From proof of concept to orbital compute
In November 2025, Starcloud launched Starcloud-1, a 60 kilogram satellite carrying the first NVIDIA H100 GPU ever operated in space, delivering roughly 100x more powerful GPU compute than had previously been deployed in orbit. Within weeks, the company achieved two notable firsts: training a GPT-style language model in orbit using NanoGPT, and running Google’s Gemma model in space on a high-powered GPU.
Processing AI workloads in orbit, close to the satellites generating the data, can cut latency from hours to minutes. Synthetic aperture radar satellites, for example, can produce huge volumes of data that are costly and slow to downlink. Analyzing that data in orbit could materially change both speed and cost.
Why space could matter for AI infrastructure
Starcloud argues that orbital data centers could deliver major reductions in both energy cost and emissions over their lifetime, even after accounting for launch. The appeal is straightforward: space-based systems are not constrained by terrestrial grids, and space offers a naturally favorable environment for radiative cooling without the land and water footprint of conventional data centers.

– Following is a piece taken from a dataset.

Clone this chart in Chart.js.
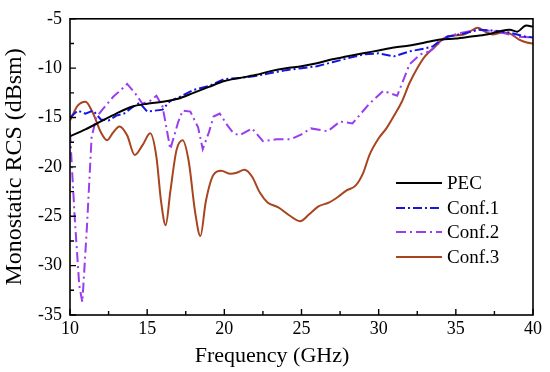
<!DOCTYPE html>
<html>
<head>
<meta charset="utf-8">
<script src="https://cdn.jsdelivr.net/npm/chart.js@4/dist/chart.umd.min.js"></script>
<style>
  html, body { margin: 0; padding: 0; background: #fff; }
  #wrap { width: 550px; height: 372px; }
</style>
</head>
<body>
<div id="wrap"><canvas id="rcsChart" width="550" height="372"></canvas></div>
<script>
// series (x in GHz, y in dBsm)
const pecFreq = [10, 11, 12, 13, 14, 15, 16, 17, 18, 19, 20, 21, 22, 23, 24, 25, 26, 27, 28, 29, 30, 31, 32, 33, 34, 35, 36, 37, 38, 38.5, 39, 39.5, 40];
const pecRcs = [-16.9, -16.2, -15.4, -14.6, -13.9, -13.6, -13.4, -13.1, -12.5, -11.9, -11.3, -11.0, -10.7, -10.3, -10.0, -9.8, -9.5, -9.1, -8.8, -8.5, -8.2, -7.9, -7.7, -7.4, -7.1, -7.0, -6.8, -6.6, -6.2, -6.1, -6.3, -5.7, -5.8];

const conf1Freq = [10, 10.5, 11, 11.5, 12, 12.5, 13, 13.5, 14, 14.5, 15, 15.5, 16, 16.5, 17, 17.5, 18, 19, 20, 21, 22, 23, 24, 25, 26, 27, 28, 29, 30, 31, 32, 33, 33.5, 34, 34.5, 35.5, 36.5, 37.5, 38.5, 39.5, 40];
const conf1Rcs = [-15.0, -14.3, -14.6, -14.3, -15.2, -15.3, -14.8, -14.6, -14.0, -13.5, -14.4, -14.3, -14.2, -13.3, -13.0, -12.6, -12.2, -11.8, -11.1, -11.0, -10.8, -10.5, -10.2, -10.0, -9.8, -9.4, -9.0, -8.6, -8.5, -8.8, -8.3, -8.0, -7.8, -7.2, -6.8, -6.5, -6.1, -6.2, -6.4, -6.8, -6.9];

const conf2Freq = [10, 10.3, 10.6, 10.8, 11.1, 11.4, 11.7, 12.1, 12.8, 13.3, 13.7, 14.2, 14.7, 15.2, 15.6, 16.0, 16.5, 17.0, 17.3, 17.8, 18.3, 18.6, 19.0, 19.3, 19.7, 20.2, 20.6, 21.0, 21.8, 22.5, 23.4, 24.3, 25.0, 25.6, 26.7, 27.5, 28.3, 29.4, 30.3, 31.2, 32.0, 32.7, 33.3, 34.4, 35.4, 36.4, 37.7, 39.0, 40];
const conf2Rcs = [-16.5, -25, -32, -33.7, -26, -17, -15, -14.2, -12.9, -12.2, -11.6, -12.5, -13.6, -13.3, -12.8, -13.9, -18.2, -15.5, -14.3, -14.4, -16, -18.2, -16.5, -14.9, -14.6, -15.8, -16.6, -16.8, -16.1, -17.4, -17.2, -17.2, -16.7, -16.1, -16.4, -15.4, -15.6, -13.6, -12.3, -12.8, -9.6, -8.6, -8.3, -6.8, -6.4, -6.1, -6.3, -6.8, -6.9];

const conf3Freq = [10, 10.5, 11.0, 11.5, 12.0, 12.4, 12.8, 13.2, 13.7, 14.2, 14.7, 15.2, 15.6, 15.9, 16.2, 16.5, 16.9, 17.3, 17.7, 18.1, 18.45, 18.8, 19.3, 19.8, 20.4, 20.8, 21.3, 21.8, 22.3, 22.8, 23.5, 24.2, 24.9, 25.5, 26.1, 26.8, 27.4, 27.9, 28.5, 29.0, 29.4, 30.0, 30.5, 31.0, 31.5, 32.0, 32.5, 33.0, 33.6, 34.2, 34.8, 35.5, 36.0, 36.4, 36.9, 37.4, 38.0, 38.5, 39.1, 39.6, 40];
const conf3Rcs = [-15.3, -13.8, -13.4, -14.6, -16.5, -17.3, -16.5, -15.9, -16.8, -18.8, -17.8, -16.6, -19, -23.5, -25.9, -22.5, -18.3, -17.3, -19.5, -24.5, -27, -23.5, -20.8, -20.4, -20.7, -20.6, -20.3, -21, -22.6, -23.6, -24.1, -24.9, -25.5, -24.8, -24, -23.6, -23, -22.4, -21.9, -20.6, -18.8, -17.1, -16.1, -14.8, -13.4, -11.5, -10.0, -8.8, -7.9, -7.0, -6.7, -6.6, -6.2, -5.9, -6.3, -6.6, -6.4, -6.5, -7.1, -7.4, -7.5];

const seriesNames = ['PEC', 'Conf.1', 'Conf.2', 'Conf.3'];
const xTicks = [10, 15, 20, 25, 30, 35, 40];
const yTicks = [-35, -30, -25, -20, -15, -10, -5];

const FONT = "'Liberation Serif', 'Times New Roman', serif";

function toPoints(xs, ys) {
    return xs.map((x, i) => ({ x: x, y: ys[i] }));
}

// frame, inward ticks, x title and the legend inside the plot
const framePlugin = {
    id: 'frame',
    afterDatasetsDraw(chart) {
        const ctx = chart.ctx;
        const a = chart.chartArea;
        const xs = chart.scales.x;
        const ys = chart.scales.y;
        ctx.save();
        ctx.strokeStyle = '#000';
        ctx.lineWidth = 1.6;
        ctx.setLineDash([]);
        ctx.strokeRect(a.left, a.top, a.right - a.left, a.bottom - a.top);

        ctx.lineWidth = 1.4;
        ctx.beginPath();
        for (let v = 10; v <= 40; v += 2.5) {
            const px = xs.getPixelForValue(v);
            const len = (v % 5 === 0) ? 6 : 4;
            ctx.moveTo(px, a.bottom);
            ctx.lineTo(px, a.bottom - len);
        }
        for (let v = -35; v <= -5; v += 2.5) {
            const py = ys.getPixelForValue(v);
            const len = (v % 5 === 0) ? 6 : 4;
            ctx.moveTo(a.left, py);
            ctx.lineTo(a.left + len, py);
        }
        ctx.stroke();

        // x axis title sits a bit left of the plot centre in the original
        ctx.fillStyle = '#000';
        ctx.font = '22px ' + FONT;
        ctx.textAlign = 'center';
        ctx.textBaseline = 'alphabetic';
        ctx.fillText('Frequency (GHz)', 272, 362);

        // legend
        const rowY = [183, 208, 232, 257];
        ctx.font = '19px ' + FONT;
        ctx.textAlign = 'left';
        ctx.textBaseline = 'middle';
        chart.data.datasets.forEach((ds, i) => {
            ctx.strokeStyle = ds.borderColor;
            ctx.lineWidth = ds.borderWidth;
            ctx.setLineDash(ds.borderDash || []);
            ctx.beginPath();
            ctx.moveTo(396, rowY[i]);
            ctx.lineTo(442, rowY[i]);
            ctx.stroke();
            ctx.setLineDash([]);
            ctx.fillText(ds.label, 447, rowY[i] + 1);
        });
        ctx.restore();
    }
};

new Chart(document.getElementById('rcsChart').getContext('2d'), {
    type: 'line',
    data: {
        datasets: [{
            label: seriesNames[0],
            data: toPoints(pecFreq, pecRcs),
            borderColor: '#000000',
            borderWidth: 2,
            tension: 0.3
        }, {
            label: seriesNames[1],
            data: toPoints(conf1Freq, conf1Rcs),
            borderColor: '#1414e6',
            borderWidth: 2,
            borderDash: [9, 3, 2, 3],
            tension: 0
        }, {
            label: seriesNames[2],
            data: toPoints(conf2Freq, conf2Rcs),
            borderColor: '#9a3cf0',
            borderWidth: 2,
            borderDash: [10, 4, 2, 4],
            tension: 0
        }, {
            label: seriesNames[3],
            data: toPoints(conf3Freq, conf3Rcs),
            borderColor: '#a8451f',
            borderWidth: 2,
            cubicInterpolationMode: 'monotone'
        }]
    },
    options: {
        responsive: false,
        animation: false,
        layout: { padding: { top: 14, right: 17, left: 0, bottom: 0 } },
        elements: { point: { radius: 0 } },
        plugins: {
            legend: { display: false },
            tooltip: { enabled: false }
        },
        scales: {
            x: {
                type: 'linear',
                min: 10,
                max: 40,
                afterFit(scale) { scale.height = 57; },
                afterBuildTicks(scale) { scale.ticks = xTicks.map(v => ({ value: v })); },
                grid: { display: false, drawTicks: false },
                border: { display: false },
                ticks: {
                    padding: 3,
                    color: '#000',
                    font: { family: FONT, size: 18 },
                    maxRotation: 0
                },
                title: { display: false }
            },
            y: {
                min: -35,
                max: -5,
                afterFit(scale) { scale.width = 70; },
                afterBuildTicks(scale) { scale.ticks = yTicks.map(v => ({ value: v })); },
                grid: { display: false, drawTicks: false },
                border: { display: false },
                ticks: {
                    padding: 8,
                    color: '#000',
                    font: { family: FONT, size: 18 }
                },
                title: {
                    display: true,
                    text: 'Monostatic RCS (dBsm)',
                    color: '#000',
                    font: { family: FONT, size: 24 },
                    padding: { top: 0, bottom: 0 }
                }
            }
        }
    },
    plugins: [framePlugin]
});
</script>
</body>
</html>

The company’s long-term ambition is a fully solar-powered orbital data center with 5 gigawatts of capacity, large enough to rival major power plants on Earth without requiring land, transmission infrastructure, or connection to a terrestrial grid.
What comes next
Starcloud-2, currently planned for October 2026, is set to be the company’s first commercial mission. It will carry several NVIDIA H100 GPUs alongside NVIDIA Blackwell hardware, with persistent storage and continuous customer access to orbital compute. The mission will also include a cloud platform from Crusoe, making it possible for customers to deploy and operate AI workloads directly from orbit.
Starcloud is backed by Y Combinator, NVIDIA through its Inception program, and investors including NFX and In-Q-Tel.
Philip’s background
Philip is a second-time founder. He previously co-founded Opontia and earlier worked at McKinsey & Company on satellite projects for national space agencies, giving him firsthand exposure to both the potential and the constraints of space infrastructure.
He holds an MPA in National Security and Technology from Harvard University, an MBA from Wharton, and an MA in Applied Mathematics and Theoretical Physics from Columbia University. He is also a CFA charterholder.